I had the chance to go running but it was dark and cold and when it came down to it I didn't really wanna :( regret regret regret. Tomorrow!
I'm a little sore :0
What I've been wondering lately is what good has come from 2020? Everyone wants to complain about it, and there's lots to complain about, but what good, if any, has come as a direct result of our challenges?
I've had a particularly difficult year what with a half suicide attempt, a difficult break-up (we were all but engaged- seriously talking marriage and I'd tried on the ring), a difficult diagnosis of bipolar disorder that I'm still trying to sort out, and the uncertainty regarding significant memory loss and the fear that it'll be another major diagnosis- but also the fear that I might not ever know what's wrong. All that on top of COVID and the year we've all had- where is the good?

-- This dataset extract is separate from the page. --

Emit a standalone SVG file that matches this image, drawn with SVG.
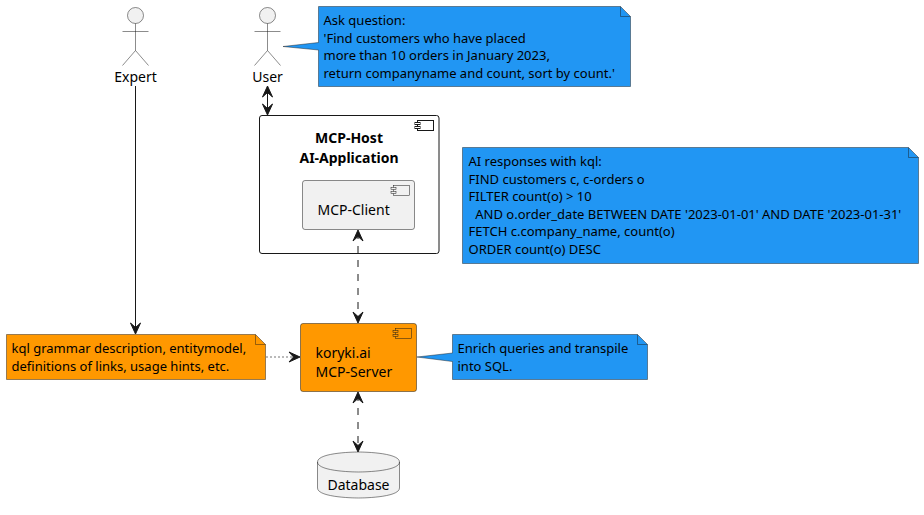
<svg xmlns="http://www.w3.org/2000/svg" width="924" height="515" viewBox="0 0 924 515">
<style>
text{font-family:"Noto Sans",sans-serif;font-size:14px;fill:#000}
.n{font-size:13px}
.b{font-weight:700;text-anchor:middle}
.m{text-anchor:middle}
.act{fill:#F1F1F1;stroke:#181818;stroke-width:.5}
.note{stroke:#181818;stroke-width:.5;stroke-opacity:.9}
.blue{fill:#2196F3}
.orange{fill:#FF9800}
.fold{fill:none}
.line{fill:none;stroke:#181818;stroke-width:1}
.dash{stroke-dasharray:7 7}
.dot{stroke-dasharray:2 2;stroke-width:.6}
.ah{fill:#181818;stroke:#181818;stroke-width:1;stroke-linejoin:miter}
</style>
<rect width="924" height="515" fill="#fff"/>
<g id="expert">
<circle class="act" cx="135.500" cy="15.500" r="8"/>
<path class="act" d="M135.500 23.500V50.500M122.500 31.500H148.500M135.500 50.500L122.500 65.500M135.500 50.500L148.500 65.500" fill="none"/>
<text class="m" x="135.500" y="82">Expert</text>
</g>
<g id="user">
<circle class="act" cx="267.500" cy="15.500" r="8"/>
<path class="act" d="M267.500 23.500V50.500M254.500 31.500H280.500M267.500 50.500L254.500 65.500M267.500 50.500L280.500 65.500" fill="none"/>
<text class="m" x="267.500" y="82">User</text>
</g>
<g id="note-question">
<path class="note blue" d="M318.500 6.500H620.500L630.500 16.500V86.500H318.500V50L283 46.500L318.500 42.500Z"/>
<path class="note fold" d="M620.500 6.500V16.500H630.500"/>
<text class="n" x="323.500" y="25">Ask question:</text>
<text class="n" x="323.500" y="43">'Find customers who have placed</text>
<text class="n" x="323.500" y="60">more than 10 orders in January 2023,</text>
<text class="n" x="323.500" y="78">return companyname and count, sort by count.'</text>
</g>
<g id="mcp-host">
<rect x="259.500" y="115.500" width="179.500" height="138" rx="2.500" fill="#fff" stroke="#181818"/>
<rect x="417.500" y="120.500" width="16" height="10" fill="#fff" stroke="#181818"/>
<rect x="415" y="122.500" width="5" height="2" fill="#fff" stroke="#181818"/>
<rect x="415" y="126.500" width="5" height="2" fill="#fff" stroke="#181818"/>
<text class="b" x="349" y="143">MCP-Host</text>
<text class="b" x="349" y="163">AI-Application</text>
</g>
<g id="mcp-client">
<rect x="302.500" y="180.500" width="112" height="49" rx="2.500" fill="#F1F1F1" stroke="#181818" stroke-width=".5"/>
<rect x="393.500" y="185.500" width="16" height="10" fill="#F1F1F1" stroke="#181818" stroke-width=".5"/>
<rect x="391" y="187.500" width="5" height="2" fill="#F1F1F1" stroke="#181818" stroke-width=".5"/>
<rect x="391" y="191.500" width="5" height="2" fill="#F1F1F1" stroke="#181818" stroke-width=".5"/>
<text x="317.500" y="215">MCP-Client</text>
</g>
<g id="note-kql">
<path class="note blue" d="M462.500 147.500H908.500L918.500 157.500V263.500H462.500Z"/>
<path class="note fold" d="M908.500 147.500V157.500H918.500"/>
<text class="n" x="468.500" y="166">AI responses with kql:</text>
<text class="n" x="468.500" y="184">FIND customers c, c-orders o</text>
<text class="n" x="468.500" y="201">FILTER count(o) &gt; 10</text>
<text class="n" x="468.500" y="219" xml:space="preserve">  AND o.order_date BETWEEN DATE '2023-01-01' AND DATE '2023-01-31'</text>
<text class="n" x="468.500" y="236">FETCH c.company_name, count(o)</text>
<text class="n" x="468.500" y="254">ORDER count(o) DESC</text>
</g>
<g id="note-grammar">
<path class="note orange" d="M6.500 334.500H255.500L265.500 344.500V379.500H6.500Z"/>
<path class="note fold" d="M255.500 334.500V344.500H265.500"/>
<text class="n" x="11.500" y="353">kql grammar description, entitymodel,</text>
<text class="n" x="11.500" y="371">definitions of links, usage hints, etc.</text>
</g>
<g id="mcp-server">
<rect x="300.500" y="323.500" width="116" height="68" rx="2.500" fill="#FF9800" stroke="#181818" stroke-width=".5"/>
<rect x="395.500" y="328.500" width="16" height="10" fill="#FF9800" stroke="#181818" stroke-width=".5"/>
<rect x="393" y="330.500" width="5" height="2" fill="#FF9800" stroke="#181818" stroke-width=".5"/>
<rect x="393" y="334.500" width="5" height="2" fill="#FF9800" stroke="#181818" stroke-width=".5"/>
<text x="315.500" y="358">koryki.ai</text>
<text x="315.500" y="377">MCP-Server</text>
</g>
<g id="note-enrich">
<path class="note blue" d="M452.500 334.500H637.500L647.500 344.500V379.500H452.500V361.500L417 357L452.500 353Z"/>
<path class="note fold" d="M637.500 334.500V344.500H647.500"/>
<text class="n" x="457.500" y="353">Enrich queries and transpile</text>
<text class="n" x="457.500" y="371">into SQL.</text>
</g>
<g id="database">
<path d="M317.500 462C317.500 452 358.500 452 358.500 452C358.500 452 399.500 452 399.500 462V488C399.500 498 358.500 498 358.500 498C358.500 498 317.500 498 317.500 488Z" fill="#F1F1F1" stroke="#181818" stroke-width=".5"/>
<path d="M317.500 462C317.500 472 358.500 472 358.500 472C358.500 472 399.500 472 399.500 462" fill="none" stroke="#181818" stroke-width=".5"/>
<text class="m" x="358.500" y="490">Database</text>
</g>
<g id="connectors">
<path class="line" d="M135.500 86V330"/>
<path class="ah" d="M135.500 334L130.500 323L135.500 327.500L140.500 323Z"/>
<path class="line" d="M267.500 88V113"/>
<path class="ah" d="M267.500 86L262.500 97L267.500 92.500L272.500 97ZM267.500 115L262.500 104L267.500 108.500L272.500 104Z"/>
<path class="line dash" d="M358 232V321"/>
<path class="ah" d="M358 230L353 241L358 236.500L363 241ZM358 323L353 312L358 316.500L363 312Z"/>
<path class="line dash" d="M358 394V450"/>
<path class="ah" d="M358 392L353 403L358 398.500L363 403ZM358 452L353 441L358 445.500L363 441Z"/>
<path class="line dot" d="M266 357H295"/>
<path class="ah" d="M300 357L289 352L293.500 357L289 362Z"/>
</g>
</svg>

One good thing is that it's brought me closer to my family. Another is that I've learned how to accept myself the way that I am- even when others don't. I've learned that what you think about yourself is directly related to your health. And I've learned that things aren't always black and white, that things can be both of the opposing sides at the same time.
And probably most importantly- 2020 has given me another chance at life. I get to start over and reset. I can take this time to recover and get back on my feet. The beginning of 2020 brought about destruction, but the end of it has brought healing and improvement.